At the same time we shall discover throughout this whole survey, the vain and pernicious efforts of all governments, except those in North America, to counteract the spirit of the age. This opposition of sovereigns exhibits various degrees of alertness and violence in resisting the progress of reform, but all of them resist it; all of them look at innovation on the part of their subjects with aversion, and suffer it with reluctance. Some of these are influenced only by the love of quiet, others are goaded by the thirst of power, whilst others are infatuated with the belief, that they can return to those times, when their subjects, habituated to acquiescence, were satisfied or discontented, as affairs were prosperous or otherwise, but without thinking that they had any responsibility, or any right of interference in either case. As to quiet, it is not the characteristic of an age of improvement, but so long as governments attempt to resist the feelings of the period in which they live, they must govern not only in a state of perpetual irritation, but run the risk of the most dreadful calamities, and eventual destruction. The means of inquiry are too widely diffused, the spirit of improvement is too strong to be stifled. Nulla vestigia retrorsum is the present motto of mankind; their views have all taken one direction; the impulse is more or less strong according to their knowledge, and if those who are at the head attempt to check its onward course, they will be borne down and trampled under foot.
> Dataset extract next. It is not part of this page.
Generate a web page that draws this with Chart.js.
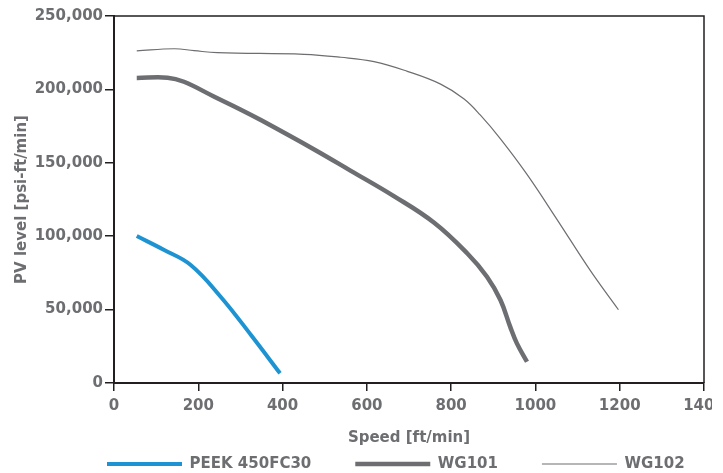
<!DOCTYPE html>
<html>
<head>
<meta charset="utf-8">
<script src="https://cdn.jsdelivr.net/npm/chart.js@4.4.1/dist/chart.umd.min.js"></script>
<style>
  html, body { margin: 0; padding: 0; background: #ffffff; }
  #wrap { width: 712px; height: 473px; }
</style>
</head>
<body>
<div id="wrap"><canvas id="c" width="712" height="473"></canvas></div>
<script>
// ---- Data ----
const seriesNames = ['PEEK 450FC30', 'WG101', 'WG102'];

const peekSpeed = [54, 119, 182, 253, 325, 394];
const peekPV    = [100100, 90600, 80400, 58800, 32700, 6600];

const wg101Speed = [54, 127, 166, 238, 301, 346, 475, 561, 664, 759, 838, 885, 917, 940, 956, 980];
const wg101PV    = [207800, 208000, 205200, 195000, 186200, 179500, 159100, 144700, 127300, 109300, 88400, 72400, 56500, 38400, 27000, 14500];

const wg102Speed = [54, 143, 190, 245, 451, 538, 617, 696, 775, 830, 869, 917, 980, 1051, 1130, 1197];
const wg102PV    = [226200, 227700, 226400, 225000, 223900, 221900, 218900, 212300, 203600, 193600, 182600, 166300, 142100, 111500, 76700, 49900];

const xTicks = [0, 200, 400, 600, 800, 1000, 1200, 1400];
const yTicks = [0, 50000, 100000, 150000, 200000, 250000];
const yTickLabels = ['0', '50,000', '100,000', '150,000', '200,000', '250,000'];
const xTitle = 'Speed [ft/min]';
const yTitle = 'PV level [psi-ft/min]';

// ---- Styling ----
const TEXT = '#6d6e71';
const AXIS = '#231f20';
const FONT = 'DejaVu Sans';

function pts(xs, ys) { return xs.map((x, i) => ({ x: x, y: ys[i] })); }

const framePlugin = {
  id: 'frame',
  beforeDatasetsDraw(chart) {
    const a = chart.chartArea, ctx = chart.ctx;
    ctx.save();
    ctx.strokeStyle = AXIS;
    ctx.lineWidth = 1.5;
    ctx.beginPath();
    ctx.moveTo(a.left, a.top);
    ctx.lineTo(a.right, a.top);
    ctx.lineTo(a.right, a.bottom);
    ctx.stroke();
    ctx.restore();
  }
};

const legendPlace = {
  id: 'legendPlace',
  afterLayout(chart) {
    const lg = chart.legend;
    if (!lg || !lg.lineWidths) return;
    const p = lg.options.labels.padding;
    const lw = lg.lineWidths[0];
    const startX = 107;
    lg.left = 0;
    lg.right = 2 * startX - p + lw;
    lg.top = 456.5 - p;
  }
};

new Chart(document.getElementById('c'), {
  type: 'line',
  data: {
    datasets: [
      { label: seriesNames[0], data: pts(peekSpeed, peekPV), borderColor: '#1e93d2', backgroundColor: '#1e93d2', borderWidth: 4 },
      { label: seriesNames[1], data: pts(wg101Speed, wg101PV), borderColor: '#6d6e71', backgroundColor: '#6d6e71', borderWidth: 4.5 },
      { label: seriesNames[2], data: pts(wg102Speed, wg102PV), borderColor: '#6d6e71', backgroundColor: '#6d6e71', borderWidth: 1.2 }
    ]
  },
  options: {
    responsive: false,
    animation: false,
    devicePixelRatio: 1,
    layout: { padding: { top: 16, right: 8, left: 0, bottom: 0 } },
    elements: {
      point: { radius: 0, hoverRadius: 0 },
      line: { tension: 0.4, borderCapStyle: 'butt', borderJoinStyle: 'round', fill: false }
    },
    scales: {
      x: {
        type: 'linear',
        min: 0, max: 1400,
        afterBuildTicks: s => { s.ticks = xTicks.map(v => ({ value: v })); },
        afterFit: s => { s.height = 64; s.paddingRight = 0; },
        border: { color: AXIS, width: 2 },
        grid: { display: true, drawOnChartArea: false, drawTicks: true, tickLength: 8, color: AXIS, lineWidth: 1.5 },
        ticks: { color: TEXT, font: { family: FONT, size: 15, weight: 'bold' }, padding: 6, maxRotation: 0, autoSkip: false,
                 callback: v => String(v) },
        title: { display: true, text: xTitle, color: TEXT, font: { family: FONT, size: 15, weight: 'bold' }, padding: { top: 0, bottom: 0 } }
      },
      y: {
        type: 'linear',
        min: 0, max: 250000,
        afterBuildTicks: s => { s.ticks = yTicks.map(v => ({ value: v })); },
        afterFit: s => { s.width = 114; },
        border: { color: AXIS, width: 2 },
        grid: { display: true, drawOnChartArea: false, drawTicks: true, tickLength: 9, color: AXIS, lineWidth: 1.5 },
        ticks: { color: TEXT, font: { family: FONT, size: 15, weight: 'bold' }, padding: 2,
                 callback: v => yTickLabels[yTicks.indexOf(v)] },
        title: { display: true, text: yTitle, color: TEXT, font: { family: FONT, size: 15, weight: 'bold' }, padding: { top: 13, bottom: 0 } }
      }
    },
    plugins: {
      tooltip: { enabled: false },
      legend: {
        display: true,
        position: 'bottom',
        maxHeight: 26,
        labels: {
          usePointStyle: true,
          pointStyle: 'line',
          pointStyleWidth: 75,
          padding: 44,
          color: TEXT,
          font: { family: FONT, size: 15, weight: 'bold' }
        }
      }
    }
  },
  plugins: [framePlugin, legendPlace]
});
</script>
</body>
</html>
• The famous declaration of a very distinguished member of the Massachusetts Peace Society to the Spanish Cortez, which must have been dictated in a phrenzy of arrogance or of fear, and was afterwards retracted, is one striking instance. A still more remarkable, though more temperate and detailed exposition of the views of the courts of Europe, may be found in the confidential letter of the Austrian Minister, Prince Metternich, to the Minister of the Grand Duke of Baden, and which was probably a circular to the German powers. This document, inserted in some of our papers (among others the Boston Daily Advertiser of Oct. 25, 1820) from the English ones, bears all the marks of authenticity, and develops perfectly the actual views of the sovereigns of Europe.